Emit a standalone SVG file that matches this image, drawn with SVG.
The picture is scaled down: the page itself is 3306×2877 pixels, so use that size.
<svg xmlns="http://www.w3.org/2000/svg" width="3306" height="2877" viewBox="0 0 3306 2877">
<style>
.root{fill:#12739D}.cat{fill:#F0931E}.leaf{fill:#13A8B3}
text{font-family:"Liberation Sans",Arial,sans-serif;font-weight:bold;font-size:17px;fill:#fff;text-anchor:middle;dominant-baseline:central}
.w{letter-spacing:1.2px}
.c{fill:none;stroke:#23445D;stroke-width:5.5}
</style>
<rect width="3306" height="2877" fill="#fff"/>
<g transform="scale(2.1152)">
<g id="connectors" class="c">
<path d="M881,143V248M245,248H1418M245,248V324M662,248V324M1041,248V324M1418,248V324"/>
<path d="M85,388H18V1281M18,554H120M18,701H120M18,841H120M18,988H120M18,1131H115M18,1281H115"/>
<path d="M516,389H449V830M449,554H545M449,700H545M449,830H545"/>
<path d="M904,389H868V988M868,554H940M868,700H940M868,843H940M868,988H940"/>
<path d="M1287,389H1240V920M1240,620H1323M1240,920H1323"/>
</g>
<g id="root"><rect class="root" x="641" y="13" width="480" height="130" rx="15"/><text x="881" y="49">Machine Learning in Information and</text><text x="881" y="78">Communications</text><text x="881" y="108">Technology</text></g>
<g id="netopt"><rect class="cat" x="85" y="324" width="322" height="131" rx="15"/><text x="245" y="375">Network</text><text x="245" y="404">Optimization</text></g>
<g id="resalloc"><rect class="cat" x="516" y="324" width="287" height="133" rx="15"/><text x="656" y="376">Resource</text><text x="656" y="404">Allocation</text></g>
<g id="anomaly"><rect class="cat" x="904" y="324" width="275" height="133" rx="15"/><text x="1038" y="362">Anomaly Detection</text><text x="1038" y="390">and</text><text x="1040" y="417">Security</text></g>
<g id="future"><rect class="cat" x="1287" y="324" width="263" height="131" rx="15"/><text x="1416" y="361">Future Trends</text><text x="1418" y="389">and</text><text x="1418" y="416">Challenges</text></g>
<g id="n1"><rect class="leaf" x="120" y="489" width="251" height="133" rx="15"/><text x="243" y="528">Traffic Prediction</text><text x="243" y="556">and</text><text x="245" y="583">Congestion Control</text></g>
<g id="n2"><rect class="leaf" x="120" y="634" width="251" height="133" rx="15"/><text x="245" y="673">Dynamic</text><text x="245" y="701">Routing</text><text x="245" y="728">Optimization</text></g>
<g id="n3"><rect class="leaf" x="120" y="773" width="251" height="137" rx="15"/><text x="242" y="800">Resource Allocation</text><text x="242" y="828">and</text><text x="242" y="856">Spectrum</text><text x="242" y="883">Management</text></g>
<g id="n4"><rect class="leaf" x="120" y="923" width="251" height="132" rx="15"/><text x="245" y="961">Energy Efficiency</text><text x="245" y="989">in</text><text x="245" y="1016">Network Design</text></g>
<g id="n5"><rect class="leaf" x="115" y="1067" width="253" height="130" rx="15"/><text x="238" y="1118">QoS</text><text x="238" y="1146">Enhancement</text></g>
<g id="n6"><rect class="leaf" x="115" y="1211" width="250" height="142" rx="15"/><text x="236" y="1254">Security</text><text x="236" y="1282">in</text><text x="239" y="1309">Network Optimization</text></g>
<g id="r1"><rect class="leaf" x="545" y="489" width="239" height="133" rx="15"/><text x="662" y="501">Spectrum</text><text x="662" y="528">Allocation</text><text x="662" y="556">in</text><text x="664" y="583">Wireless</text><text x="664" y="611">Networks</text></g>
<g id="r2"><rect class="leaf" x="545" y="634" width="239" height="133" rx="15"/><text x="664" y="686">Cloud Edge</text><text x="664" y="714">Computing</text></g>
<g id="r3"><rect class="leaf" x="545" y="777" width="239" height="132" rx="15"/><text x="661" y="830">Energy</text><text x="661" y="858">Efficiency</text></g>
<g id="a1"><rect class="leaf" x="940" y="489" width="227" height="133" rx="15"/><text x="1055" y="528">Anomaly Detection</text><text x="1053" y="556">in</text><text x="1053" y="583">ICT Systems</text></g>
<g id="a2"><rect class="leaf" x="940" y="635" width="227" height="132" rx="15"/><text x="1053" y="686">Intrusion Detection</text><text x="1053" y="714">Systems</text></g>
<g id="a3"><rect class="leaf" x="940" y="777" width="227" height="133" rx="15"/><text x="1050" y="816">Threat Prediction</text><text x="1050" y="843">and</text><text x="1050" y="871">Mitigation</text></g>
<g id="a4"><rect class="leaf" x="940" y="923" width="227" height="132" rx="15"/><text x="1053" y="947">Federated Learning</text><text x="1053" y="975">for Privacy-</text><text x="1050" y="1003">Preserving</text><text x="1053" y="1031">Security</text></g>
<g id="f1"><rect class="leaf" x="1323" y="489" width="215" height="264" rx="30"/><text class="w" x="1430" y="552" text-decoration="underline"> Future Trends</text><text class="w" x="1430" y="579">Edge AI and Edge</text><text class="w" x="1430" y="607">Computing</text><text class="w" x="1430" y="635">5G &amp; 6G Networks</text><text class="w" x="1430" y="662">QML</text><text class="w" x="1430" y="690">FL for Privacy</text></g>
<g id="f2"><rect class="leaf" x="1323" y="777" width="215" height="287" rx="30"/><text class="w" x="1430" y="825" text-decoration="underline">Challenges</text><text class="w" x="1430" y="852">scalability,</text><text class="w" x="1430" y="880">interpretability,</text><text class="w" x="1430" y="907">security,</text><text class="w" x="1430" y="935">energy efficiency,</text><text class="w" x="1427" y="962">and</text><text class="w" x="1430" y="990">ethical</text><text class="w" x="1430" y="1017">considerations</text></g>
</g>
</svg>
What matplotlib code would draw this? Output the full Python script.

┄┄┄┄┄┄┄┄┄┄┄┄┄┄┄┄┄┄┄┄

### Problem to work on
Output the listing above exactly as it appears.

### Result
Emit a standalone SVG file that matches this image, drawn with SVG.
The picture is scaled down: the page itself is 3306×2877 pixels, so use that size.
<svg xmlns="http://www.w3.org/2000/svg" width="3306" height="2877" viewBox="0 0 3306 2877">
<style>
.root{fill:#12739D}.cat{fill:#F0931E}.leaf{fill:#13A8B3}
text{font-family:"Liberation Sans",Arial,sans-serif;font-weight:bold;font-size:17px;fill:#fff;text-anchor:middle;dominant-baseline:central}
.w{letter-spacing:1.2px}
.c{fill:none;stroke:#23445D;stroke-width:5.5}
</style>
<rect width="3306" height="2877" fill="#fff"/>
<g transform="scale(2.1152)">
<g id="connectors" class="c">
<path d="M881,143V248M245,248H1418M245,248V324M662,248V324M1041,248V324M1418,248V324"/>
<path d="M85,388H18V1281M18,554H120M18,701H120M18,841H120M18,988H120M18,1131H115M18,1281H115"/>
<path d="M516,389H449V830M449,554H545M449,700H545M449,830H545"/>
<path d="M904,389H868V988M868,554H940M868,700H940M868,843H940M868,988H940"/>
<path d="M1287,389H1240V920M1240,620H1323M1240,920H1323"/>
</g>
<g id="root"><rect class="root" x="641" y="13" width="480" height="130" rx="15"/><text x="881" y="49">Machine Learning in Information and</text><text x="881" y="78">Communications</text><text x="881" y="108">Technology</text></g>
<g id="netopt"><rect class="cat" x="85" y="324" width="322" height="131" rx="15"/><text x="245" y="375">Network</text><text x="245" y="404">Optimization</text></g>
<g id="resalloc"><rect class="cat" x="516" y="324" width="287" height="133" rx="15"/><text x="656" y="376">Resource</text><text x="656" y="404">Allocation</text></g>
<g id="anomaly"><rect class="cat" x="904" y="324" width="275" height="133" rx="15"/><text x="1038" y="362">Anomaly Detection</text><text x="1038" y="390">and</text><text x="1040" y="417">Security</text></g>
<g id="future"><rect class="cat" x="1287" y="324" width="263" height="131" rx="15"/><text x="1416" y="361">Future Trends</text><text x="1418" y="389">and</text><text x="1418" y="416">Challenges</text></g>
<g id="n1"><rect class="leaf" x="120" y="489" width="251" height="133" rx="15"/><text x="243" y="528">Traffic Prediction</text><text x="243" y="556">and</text><text x="245" y="583">Congestion Control</text></g>
<g id="n2"><rect class="leaf" x="120" y="634" width="251" height="133" rx="15"/><text x="245" y="673">Dynamic</text><text x="245" y="701">Routing</text><text x="245" y="728">Optimization</text></g>
<g id="n3"><rect class="leaf" x="120" y="773" width="251" height="137" rx="15"/><text x="242" y="800">Resource Allocation</text><text x="242" y="828">and</text><text x="242" y="856">Spectrum</text><text x="242" y="883">Management</text></g>
<g id="n4"><rect class="leaf" x="120" y="923" width="251" height="132" rx="15"/><text x="245" y="961">Energy Efficiency</text><text x="245" y="989">in</text><text x="245" y="1016">Network Design</text></g>
<g id="n5"><rect class="leaf" x="115" y="1067" width="253" height="130" rx="15"/><text x="238" y="1118">QoS</text><text x="238" y="1146">Enhancement</text></g>
<g id="n6"><rect class="leaf" x="115" y="1211" width="250" height="142" rx="15"/><text x="236" y="1254">Security</text><text x="236" y="1282">in</text><text x="239" y="1309">Network Optimization</text></g>
<g id="r1"><rect class="leaf" x="545" y="489" width="239" height="133" rx="15"/><text x="662" y="501">Spectrum</text><text x="662" y="528">Allocation</text><text x="662" y="556">in</text><text x="664" y="583">Wireless</text><text x="664" y="611">Networks</text></g>
<g id="r2"><rect class="leaf" x="545" y="634" width="239" height="133" rx="15"/><text x="664" y="686">Cloud Edge</text><text x="664" y="714">Computing</text></g>
<g id="r3"><rect class="leaf" x="545" y="777" width="239" height="132" rx="15"/><text x="661" y="830">Energy</text><text x="661" y="858">Efficiency</text></g>
<g id="a1"><rect class="leaf" x="940" y="489" width="227" height="133" rx="15"/><text x="1055" y="528">Anomaly Detection</text><text x="1053" y="556">in</text><text x="1053" y="583">ICT Systems</text></g>
<g id="a2"><rect class="leaf" x="940" y="635" width="227" height="132" rx="15"/><text x="1053" y="686">Intrusion Detection</text><text x="1053" y="714">Systems</text></g>
<g id="a3"><rect class="leaf" x="940" y="777" width="227" height="133" rx="15"/><text x="1050" y="816">Threat Prediction</text><text x="1050" y="843">and</text><text x="1050" y="871">Mitigation</text></g>
<g id="a4"><rect class="leaf" x="940" y="923" width="227" height="132" rx="15"/><text x="1053" y="947">Federated Learning</text><text x="1053" y="975">for Privacy-</text><text x="1050" y="1003">Preserving</text><text x="1053" y="1031">Security</text></g>
<g id="f1"><rect class="leaf" x="1323" y="489" width="215" height="264" rx="30"/><text class="w" x="1430" y="552" text-decoration="underline"> Future Trends</text><text class="w" x="1430" y="579">Edge AI and Edge</text><text class="w" x="1430" y="607">Computing</text><text class="w" x="1430" y="635">5G &amp; 6G Networks</text><text class="w" x="1430" y="662">QML</text><text class="w" x="1430" y="690">FL for Privacy</text></g>
<g id="f2"><rect class="leaf" x="1323" y="777" width="215" height="287" rx="30"/><text class="w" x="1430" y="825" text-decoration="underline">Challenges</text><text class="w" x="1430" y="852">scalability,</text><text class="w" x="1430" y="880">interpretability,</text><text class="w" x="1430" y="907">security,</text><text class="w" x="1430" y="935">energy efficiency,</text><text class="w" x="1427" y="962">and</text><text class="w" x="1430" y="990">ethical</text><text class="w" x="1430" y="1017">considerations</text></g>
</g>
</svg>
What matplotlib code would draw this? Output the full Python script.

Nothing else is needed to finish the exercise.